4.2.3.2 The Quantized Interaction of Electrons with Phonons

The interaction Hamiltonian of the electrons with the phonons is considered to be linear in the quantized lattice deviations, conserving the number of electrons and in the continuum model conserving also the momenta

$$\displaystyle \begin{aligned} H_{int}=\frac{1}{\sqrt{\varOmega}}\sum_{{\mathbf q}}g_{{\mathbf q}}a_{{\mathbf k}}^{+}a_{{\mathbf k}-{\mathbf q}}(b_{{\mathbf q}}+b_{-{\mathbf q}}^{+}). \end{aligned}$$

Here Ω is the volume and the discretized wave vector q is assumed to be smaller than the Debye wave vector q < q _D.

In the case of the optical phonons, analogously to the discussion in the frame of the classical continuum model one starts from the Coulomb interaction between the electron (or hole) charge density

$$\displaystyle \begin{aligned} \rho(\mathbf{x})\equiv\pm e\psi^{+}(\mathbf{x})\psi(\mathbf{x}) \end{aligned}$$

and the polarization charge density due to the optical deformation

$$\displaystyle \begin{aligned} -\frac{1}{\epsilon}_{\infty}\int d\mathbf{x}\int d\mathbf{x}'\frac{\nabla\mathbf{P}(\mathbf{x})\rho(\mathbf{x}')}{|\mathbf{x}-\mathbf{x}'|}. \end{aligned}$$

Inserting the expression of the polarization in terms of the quantized lattice deviations one gets

$$\displaystyle \begin{aligned} g_{q}^{2}=\alpha{\frac{4\pi\hbar\left(\hbar\omega_{0}\right)^{3/2}}{\left(2m_{e}\right)^{1/2}q^{2}}}, \end{aligned}$$

where instead of the coefficient \(\frac {4\pi e^{2}\kappa ^{2}}{vm\omega _{LO}^{2}\epsilon _{\infty }}\) one has introduced the dimensionless constant

$$\displaystyle \begin{aligned} \alpha=\frac{e^{2}}{\hbar}\left({\frac{m_{e}}{2\hbar\omega_{0}}}\right)^{1/2}\left({\frac{1}{\epsilon_{\infty}}}-{\frac{1}{\epsilon_{0}}}\right). \end{aligned}$$

The presence of the electron mass here is spurious.

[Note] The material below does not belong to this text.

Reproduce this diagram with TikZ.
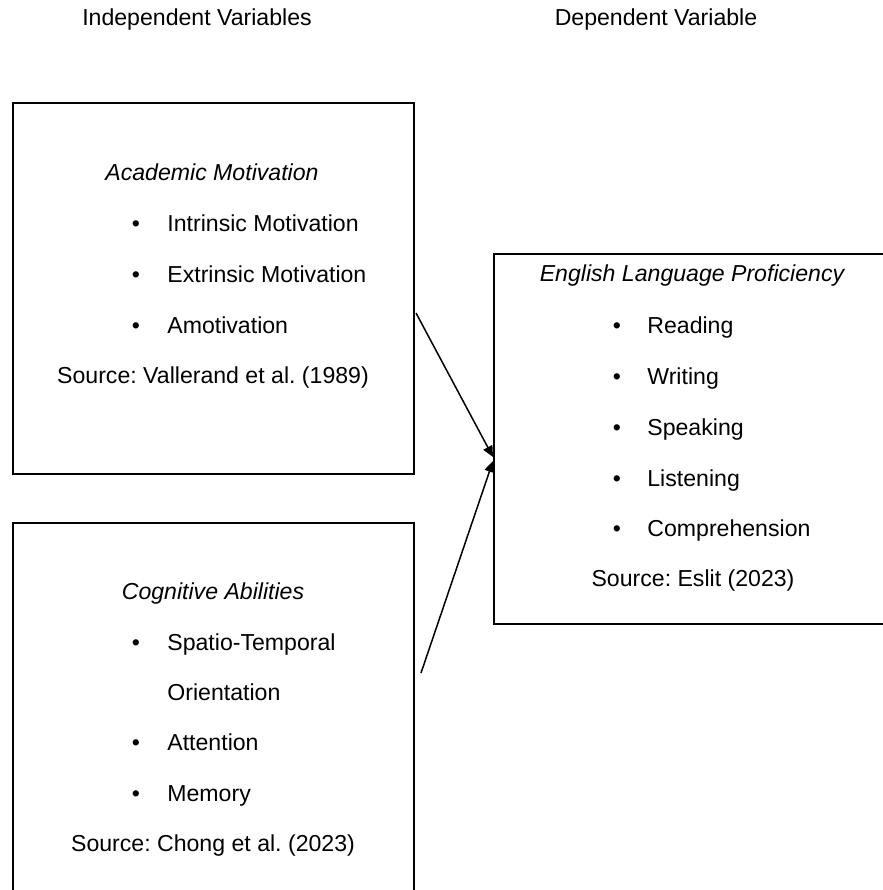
\documentclass[tikz,border=0pt]{standalone}
\usepackage{fontspec}
\setmainfont{Liberation Sans}
\usetikzlibrary{arrows.meta}
\frenchspacing
\tikzset{
  varbox/.style={draw, line width=1pt, inner sep=0pt, anchor=north west},
  txt/.style={font=\fontsize{11.55}{14}\selectfont, inner sep=0pt, text height=8.3pt, text depth=0pt},
  itm/.style={txt, anchor=west},
  bul/.style={txt, anchor=center},
  link/.style={line width=0.75pt, -{Triangle[length=5.5pt, width=5pt]}}
}
\begin{document}
\begin{tikzpicture}[x=0.5pt, y=-0.5pt]
  \useasboundingbox (0,0) rectangle (883,890);
  % headings
  \node[txt] (indep) at (197,17) {Independent Variables};
  \node[txt] (dep) at (656,17) {Dependent Variable};
  % boxes
  \node[varbox, minimum width=200.5pt, minimum height=185.5pt] (acad) at (12,102) {};
  \node[varbox, minimum width=200.5pt, minimum height=190pt] (cogn) at (12,522) {};
  \node[varbox, minimum width=197pt, minimum height=185pt] (elp) at (493,253) {};
  % academic motivation
  \node[txt] (acadtitle) at (212,172) {\itshape Academic Motivation};
  \foreach \y/\t in {223/Intrinsic Motivation, 274/Extrinsic Motivation, 325/Amotivation} {
    \node[bul] at (136,\y) {•};
    \node[itm] at (167,\y) {\t};
  }
  \node[txt] (acadsrc) at (213,375) {Source: Vallerand et al. (1989)};
  % cognitive abilities
  \node[txt] (cogntitle) at (213,591) {\itshape Cognitive Abilities};
  \foreach \y/\t in {642/Spatio-Temporal, 742/Attention, 793/Memory} {
    \node[bul] at (136,\y) {•};
    \node[itm] at (167,\y) {\t};
  }
  \node[itm] (orient) at (167,692) {Orientation};
  \node[txt] (cognsrc) at (213,843) {Source: Chong et al. (2023)};
  % english language proficiency
  \node[txt] (elptitle) at (692,273) {\itshape English Language Proficiency};
  \foreach \y/\t in {325/Reading, 376/Writing, 427/Speaking, 478/Listening, 528/Comprehension} {
    \node[bul] at (617,\y) {•};
    \node[itm] at (647,\y) {\t};
  }
  \node[txt] (elpsrc) at (693,578) {Source: Eslit (2023)};
  % arrows
  \coordinate (a1) at (416,313);
  \coordinate (a2) at (421,673);
  \coordinate (t1) at (elp.west |- 0,457);
  \coordinate (t2) at (elp.west |- 0,461);
  \draw[link] (a1) -- (t1);
  \draw[link] (a2) -- (t2);
\end{tikzpicture}
\end{document}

The coupling constant g _q itself does not depend on the electron mass.

In the case of the acoustic phonons one considers mostly the deformation potential model. This starts from the assumption that a slowly varying deformation in an isotropic medium causes a local variation of the band gap

$$\displaystyle \begin{aligned} \delta E_{g}(\mathbf{x})\sim\nabla\mathbf{u}(\mathbf{x}). \end{aligned}$$

This leads to

$$\displaystyle \begin{aligned} g_{\mathbf{q}}=G\sqrt{\hbar\omega_{\mathbf{q}}} , \end{aligned}$$

where ω _q = c|q| and G is a constant specific for the considered crystal. Of course, both models are highly idealized, but nevertheless, quite successful in predicting experimental phenomena.